Dalgaların kıyıya fırlattığı şeyleri çoğu insan çöp olarak görür. Ama Muğla'nın Güllük sahilinde yaşayan emekli coğrafya öğretmeni Mehmet Ali Yılmaz için her dalganın getirdiği yeni bir hikaye, her kök bambaşka bir karakter demek.
"Deniz bize hediye getiriyor," diyor gözlerinde bir ışıltıyla. "Biz de onlara ikinci bir hayat veriyoruz."
Köklere Can, Tarihe Nefes
Yıllar önce başlamış bu tutku. Sahilde yürürken dalgaların şekillendirdiği bir zeytin kökü görmüş ilk kez. O kök şimdi atölyesinde zarif bir sehpaya dönüşmüş durumda. Her parça kendi hikayesini anlatıyor sanki.
Amfora parçalarıysa işin en büyüleyici kısmı. Binlerce yıl önce şarap ve zeytinyağı taşımak için kullanılan bu antik çömlek parçaları, denizin derinliklerinden gelip emekli öğretmenin ellerinde yeni bir kimlik kazanıyor.

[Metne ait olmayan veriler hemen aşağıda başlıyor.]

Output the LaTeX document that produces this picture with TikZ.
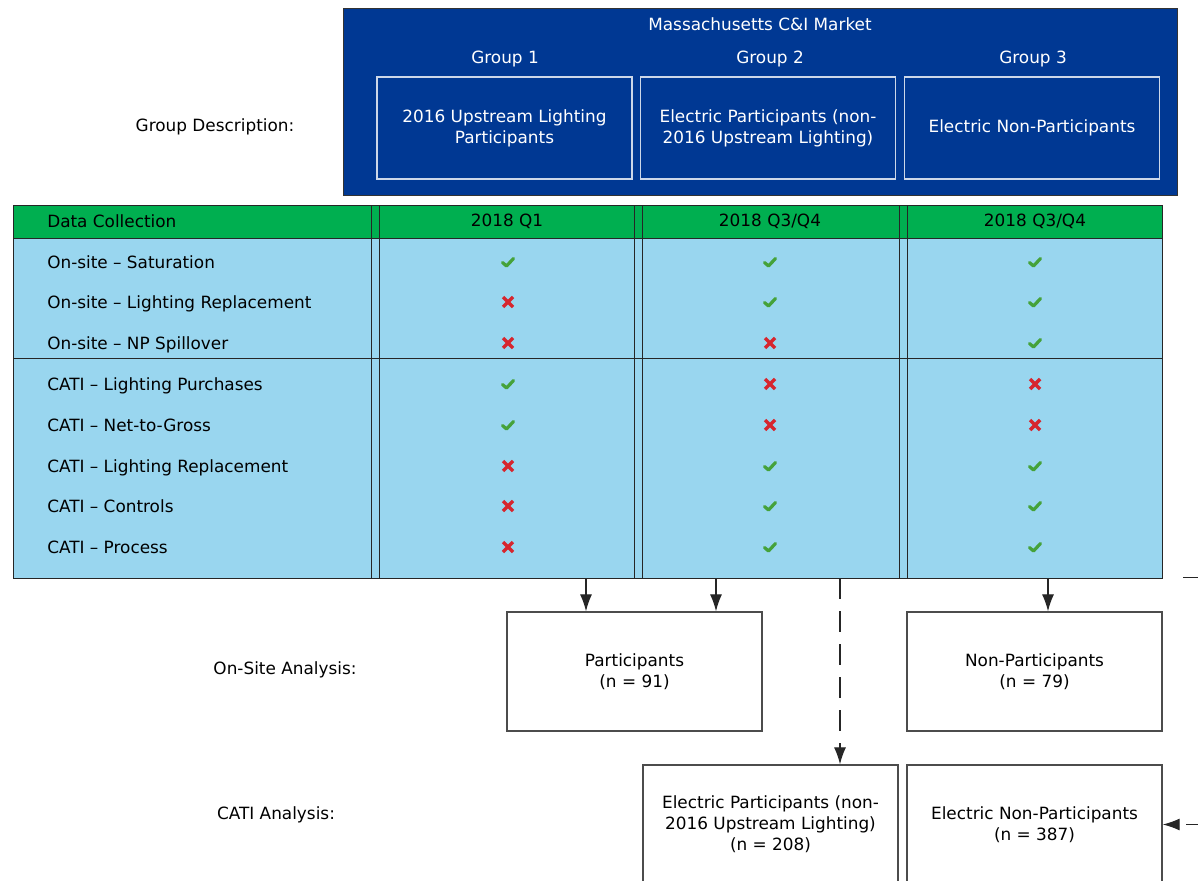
\documentclass[tikz,border=0pt]{standalone}
\usepackage{fontspec}
\setmainfont{DejaVu Sans}
\usetikzlibrary{arrows.meta}
\tikzset{>={Latex[length=12pt,width=8.5pt]}}
\definecolor{mablue}{HTML}{003893}
\definecolor{hdgreen}{HTML}{00AF50}
\definecolor{cellblue}{HTML}{99D6EF}
\definecolor{okgreen}{HTML}{45A23A}
\definecolor{nored}{HTML}{D6262E}

\begin{document}
\begin{tikzpicture}[x=0.025cm,y=-0.025cm,
  font=\fontsize{12}{15}\selectfont,
  txt/.style={inner sep=0pt,align=center},
  rowtxt/.style={txt,anchor=west,text height=8.8pt,text depth=2.6pt,yshift=-1.4pt},
  grpbox/.style={draw=white!80!mablue,line width=0.9pt,minimum width=6.375cm,
    minimum height=2.55cm,text=white,align=center,inner sep=0pt},
  anbox/.style={draw=black!70,line width=1pt,fill=white,minimum width=6.375cm,
    minimum height=2.975cm,align=center,inner sep=0pt},
  tline/.style={draw=black!85,line width=0.7pt},
  flow/.style={->,draw=black!85,line width=0.8pt},
  gap/.style={dash pattern=on 15pt off 8.5pt},
  yes/.pic={\draw[okgreen,line width=2.3pt,line cap=round,line join=round]
    (-5.5,0.5) -- (-1.5,4) -- (5.5,-3.5);},
  no/.pic={\draw[nored,line width=2.5pt] (-5,-5) -- (5,5) (-5,5) -- (5,-5);}]
  \clip (0,0) rectangle (1198,881);

  % 顶部分组
  \draw[draw=black!80,fill=mablue,line width=0.7pt] (343,8) rectangle (1177,195);
  \node[txt,text=white] (market) at (760,24) {Massachusetts C\&I Market};
  \node[txt,text=white] (g1) at (505,59) {Group 1};
  \node[txt,text=white] (g2) at (770,59) {Group 2};
  \node[txt,text=white] (g3) at (1033,59) {Group 3};
  \node[grpbox] (d1) at (504.5,128) {2016 Upstream Lighting\\Participants};
  \node[grpbox] (d2) at (768,128) {Electric Participants (non-\\2016 Upstream Lighting)};
  \node[grpbox] (d3) at (1032,128) {Electric Non-Participants};
  \node[txt] (gdesc) at (215,127) {Group Description:};

  % 数据收集表
  \fill[hdgreen] (13,205) rectangle (1162,238);
  \fill[cellblue] (13,238) rectangle (1162,578);
  \draw[tline] (13,205) rectangle (1162,578);
  \draw[tline] (13,238) -- (1162,238);
  \draw[tline] (13,358) -- (1162,358);
  \foreach \xa in {371,379,634,642,899,907}
    \draw[tline] (\xa,205) -- (\xa,578);

  \node[rowtxt] (hd1) at (47,221) {Data Collection};
  \node[txt] (hd2) at (507,221) {2018 Q1};
  \node[txt] (hd3) at (770,221) {2018 Q3/Q4};
  \node[txt] (hd4) at (1035,221) {2018 Q3/Q4};

  \foreach \yr/\lab [count=\i] in {262/On-site -- Saturation,
      302/On-site -- Lighting Replacement,
      343/On-site -- NP Spillover,
      384/CATI -- Lighting Purchases,
      425/CATI -- Net-to-Gross,
      466/CATI -- Lighting Replacement,
      506/CATI -- Controls,
      547/CATI -- Process}
    \node[rowtxt] (r\i) at (47,\yr) {\lab};

  % 勾与叉
  \foreach \yr/\ma/\mb/\mc in {262/yes/yes/yes,302/no/yes/yes,343/no/no/yes,
      384/yes/no/no,425/yes/no/no,466/no/yes/yes,506/no/yes/yes,547/no/yes/yes}{
    \pic at (508,\yr) {\ma};
    \pic at (770,\yr) {\mb};
    \pic at (1035,\yr) {\mc};
  }

  % 分析框
  \node[txt] (onsite) at (285,670) {On-Site Analysis:};
  \node[txt] (cati) at (276,815) {CATI Analysis:};
  \node[anbox] (part) at (634.5,671.5) {Participants\\(n = 91)};
  \node[anbox] (npart) at (1034.5,671.5) {Non-Participants\\(n = 79)};
  \node[anbox] (epart) at (770.5,824.5) {Electric Participants (non-\\2016 Upstream Lighting)\\(n = 208)};
  \node[anbox] (enpart) at (1034.5,824.5) {Electric Non-Participants\\(n = 387)};

  % 箭头
  \coordinate (tb1) at (586,578);
  \coordinate (tb2) at (716,578);
  \coordinate (tb3) at (840,578);
  \coordinate (tb4) at (1048,578);
  \coordinate (rin) at (1240,824.5);
  \coordinate (rs1) at (1183,577);
  \coordinate (rs2) at (1240,577);
  \draw[flow] (tb1) -- (tb1 |- part.north);
  \draw[flow] (tb2) -- (tb2 |- part.north);
  \draw[flow] (tb4) -- (tb4 |- npart.north);
  \draw[flow,gap] (tb3) -- (tb3 |- epart.north);
  \draw[flow,gap] (rin) -- (enpart.east);
  \draw[tline] (rs1) -- (rs2);
\end{tikzpicture}
\end{document}
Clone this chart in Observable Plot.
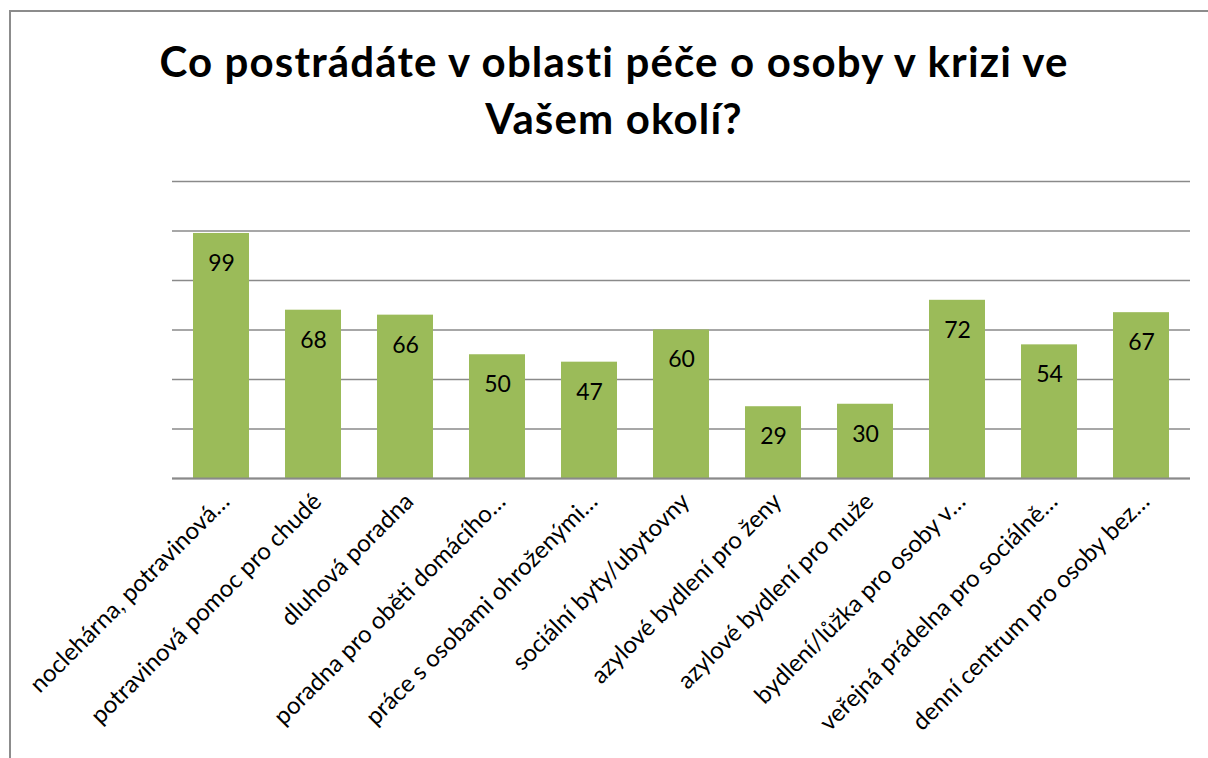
<!DOCTYPE html>
<html>
<head>
<meta charset="utf-8">
<script src="https://cdn.jsdelivr.net/npm/d3@7"></script>
<script src="https://cdn.jsdelivr.net/npm/@observablehq/plot@0.6"></script>
<style>
  html, body { margin: 0; padding: 0; background: #fff; }
  #wrap { position: relative; width: 1208px; height: 758px; overflow: hidden; background: #fff; }
  #frame { position: absolute; left: 9px; top: 10px; width: 1400px; height: 1000px; border-left: 2px solid #8c8c8c; border-top: 2px solid #8c8c8c; }
  #title { position: absolute; left: 10px; top: 33px; width: 1208px; text-align: center; font-family: Lato, "Open Sans", sans-serif; font-weight: bold; font-size: 42px; letter-spacing: 1.15px; line-height: 57px; color: #000; }
  #chart { position: absolute; left: 0; top: 0; }
</style>
</head>
<body>
<div id="wrap">
  <div id="frame"></div>
  <div id="title">Co postrádáte v oblasti péče o osoby v krizi ve<br>Vašem okolí?</div>
  <div id="chart"></div>
</div>
<script>
const categories = [
  "noclehárna, potravinová…",
  "potravinová pomoc pro chudé",
  "dluhová poradna",
  "poradna pro oběti domácího…",
  "práce s osobami ohroženými…",
  "sociální byty/ubytovny",
  "azylové bydlení pro ženy",
  "azylové bydlení pro muže",
  "bydlení/lůžka pro osoby v…",
  "veřejná prádelna pro sociálně…",
  "denní centrum pro osoby bez…"
];
const values = [99, 68, 66, 50, 47, 60, 29, 30, 72, 54, 67];
const gridTicks = [0, 20, 40, 60, 80, 100, 120];

const data = categories.map((c, i) => ({category: c, value: values[i]}));

const chart = Plot.plot({
  width: 1208,
  height: 758,
  marginLeft: 172,
  marginRight: 18,
  marginTop: 181,
  marginBottom: 280,
  style: {fontFamily: "Lato, 'Open Sans', sans-serif", background: "transparent"},
  x: {domain: categories, paddingInner: 0.395, paddingOuter: 0.1975},
  y: {domain: [0, 120]},
  marks: [
    Plot.ruleY(gridTicks, {stroke: "#8a8a8a", strokeWidth: 1.6}),
    Plot.barY(data, {x: "category", y: "value", fill: "#9bbb59"}),
    Plot.ruleY([0], {stroke: "#8a8a8a", strokeWidth: 1.8}),
    Plot.text(data, {x: "category", y: "value", text: d => String(d.value), dy: 30, fontSize: 23, fill: "#000"}),
    Plot.axisX({tickRotate: -45, tickSize: 0, tickPadding: 19, dx: 4, fontSize: 24, fill: "#000", label: null}),
    Plot.axisY({ticks: [], label: null, tickSize: 0})
  ]
});
document.getElementById("chart").appendChild(chart);
</script>
</body>
</html>
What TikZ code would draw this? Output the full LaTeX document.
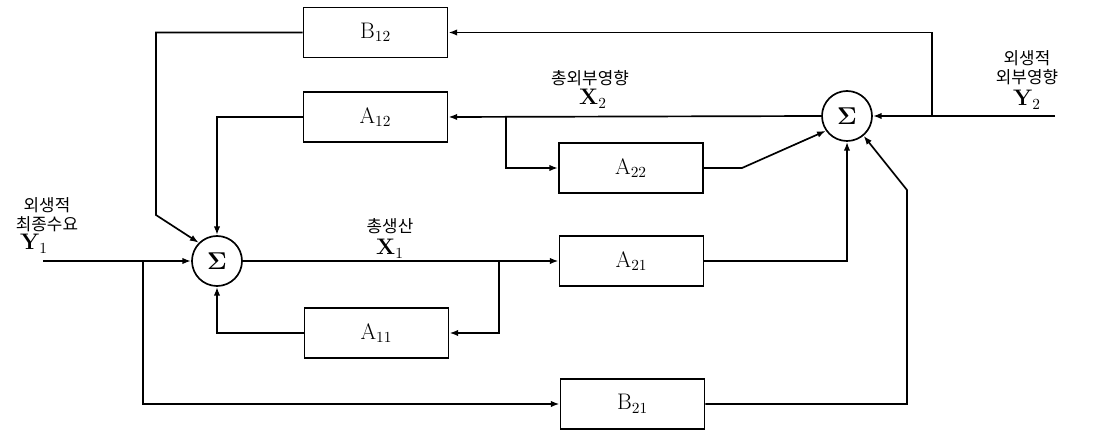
\documentclass[tikz,border=0pt]{standalone}
\usepackage{amsmath,amssymb}
\usepackage{fontspec}
\newfontfamily\kr{Noto Sans CJK KR}
\usepackage{tikz}
\usetikzlibrary{arrows.meta}

\begin{document}
\begin{tikzpicture}[x=0.025cm, y=-0.025cm, line width=1.2pt,
  every node/.style={font=\fontsize{16}{18}\selectfont},
  blk/.style={draw, rectangle, minimum width=3.6cm, minimum height=1.25cm, inner sep=0pt},
  sum/.style={draw, circle, minimum size=1.25cm, inner sep=0pt},
  lbl/.style={align=center, inner sep=0pt, font=\kr\fontsize{12}{13.5}\selectfont},
  var/.style={inner sep=0pt},
  sig/.style={-{Latex[length=2.2mm,width=1.6mm]}}]
 \useasboundingbox (0,0) rectangle (1107,431);
 % blocks
 \node[blk] (b12) at (375.5,32.5) {$\mathrm{B}_{12}$};
 \node[blk] (a12) at (375.5,117) {$\mathrm{A}_{12}$};
 \node[blk] (a22) at (631,168) {$\mathrm{A}_{22}$};
 \node[blk] (a21) at (631.5,261) {$\mathrm{A}_{21}$};
 \node[blk] (a11) at (376.5,333) {$\mathrm{A}_{11}$};
 \node[blk] (b21) at (632.5,404) {$\mathrm{B}_{21}$};
 \node[sum] (s1) at (217,261) {$\boldsymbol{\Sigma}$};
 \node[sum] (s2) at (847,116) {$\boldsymbol{\Sigma}$};
 % end points
 \coordinate (y1in) at (43,261);
 \coordinate (y2in) at (1055,116);
 % labels
 \node[lbl] (ly1) at (47,215) {외생적\\최종수요};
 \node[var] (ty1) at (34,244) {\textbf{Y}$_1$};
 \node[lbl] (lx1) at (390,226) {총생산};
 \node[var] (tx1) at (390,249) {\textbf{X}$_1$};
 \node[lbl] (lx2) at (590,78) {총외부영향};
 \node[var] (tx2) at (593,99) {\textbf{X}$_2$};
 \node[lbl] (ly2) at (1027,68) {외생적\\외부영향};
 \node[var] (ty2) at (1027,100) {\textbf{Y}$_2$};
 % signal lines
 \draw[sig] (y1in) -- (s1.west);
 \draw[sig] (143,261) -- (143,404) -- (b21.west);
 \draw[sig] (s1.east) -- (a21.west);
 \draw[sig] (499,261) -- (499,333) -- (a11.east);
 \draw[sig] (a11.west) -| (s1.south);
 \draw[sig] (a21.east) -| (s2.south);
 \draw[sig] (b21.east) -| (907,190) -- (s2.-50);
 \draw[sig] (a22.east) -- (742,168) -- (s2.-145);
 \draw[sig] (y2in) -- (s2.east);
 \draw[sig] (932,116) -- (932,32.5) -- (b12.east);
 \draw[sig] (s2.west) -- (a12.east);
 \draw[sig] (506,117) -- (506,168) -- (a22.west);
 \draw[sig] (a12.west) -| (s1.north);
 \draw[sig] (b12.west) -- (156,32.5) -- (156,215) -- (s1.135);
\end{tikzpicture}
\end{document}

Atölye Bir Tarih Laboratuvarı Gibi
Küçük atölyesinde yüzlerce parça var. Kimi Roma döneminden, kimi Bizans'tan. Her biri farklı bir dönemin sessiz tanığı. "Bazen bir parçaya bakarken kendimi o dönemde hayal ediyorum," diye anlatıyor. "Kim bilir hangi gemide, hangi tüccarla yolculuk yapmış bu amforalar?"
İşleme süreci gerçekten zahmetli. Deniz tuzundan arındırmak, temizlemek, sonra da özenle cilalamak gerekiyor. Ama ortaya çıkan sonuç görülmeye değer.
- Dalgaların getirdiği zeytin, çınar ve meşe kökleri
- Binlerce yıllık tarihi amfora parçaları
- Her parçanın kendine özgü dokusu ve rengi
- Doğanın ve tarihin mükemmel uyumu
Sadece Hobi Değil, Bir Yaşam Felsefesi
Bu iş sadece zaman geçirmek değil Mehmet öğretmen için. Doğaya ve tarihe saygının, geri dönüşümün, sabrın bir ifadesi. "İnsanlar alışveriş merkezlerinde hazır mobilyalar alıyor," diyor biraz hüzünle. "Oysa her parça özgün olabilir. Her eserin bir ruhu var."
Komşuları ve arkadaşları artık onun bu tutkusunu biliyor. Hatta bazıları sahilde ilginç bir şey bulduğunda hemen ona getiriyor. "Geçen gün bir balıkçı elinde çok güzel bir amfora kulpuyla geldi," diye gülümsüyor. "O anki mutluluğumu anlatamam."
Belki de en güzeli, bu işin ona emeklilikte yeni bir amaç vermesi. Her sabah erkenden kalkıp atölyesine gidiyor, yeni gelen parçalarla ilgileniyor. "Deniz bana yeni işler gönderiyor," diye şaka yapıyor. "Ben de onları bekliyorum."
Kim bilir, belki yarın dalgalar yepyeni bir hikaye getirecek kıyıya. Ve Mehmet öğretmen o hikayeye yeniden hayat verecek.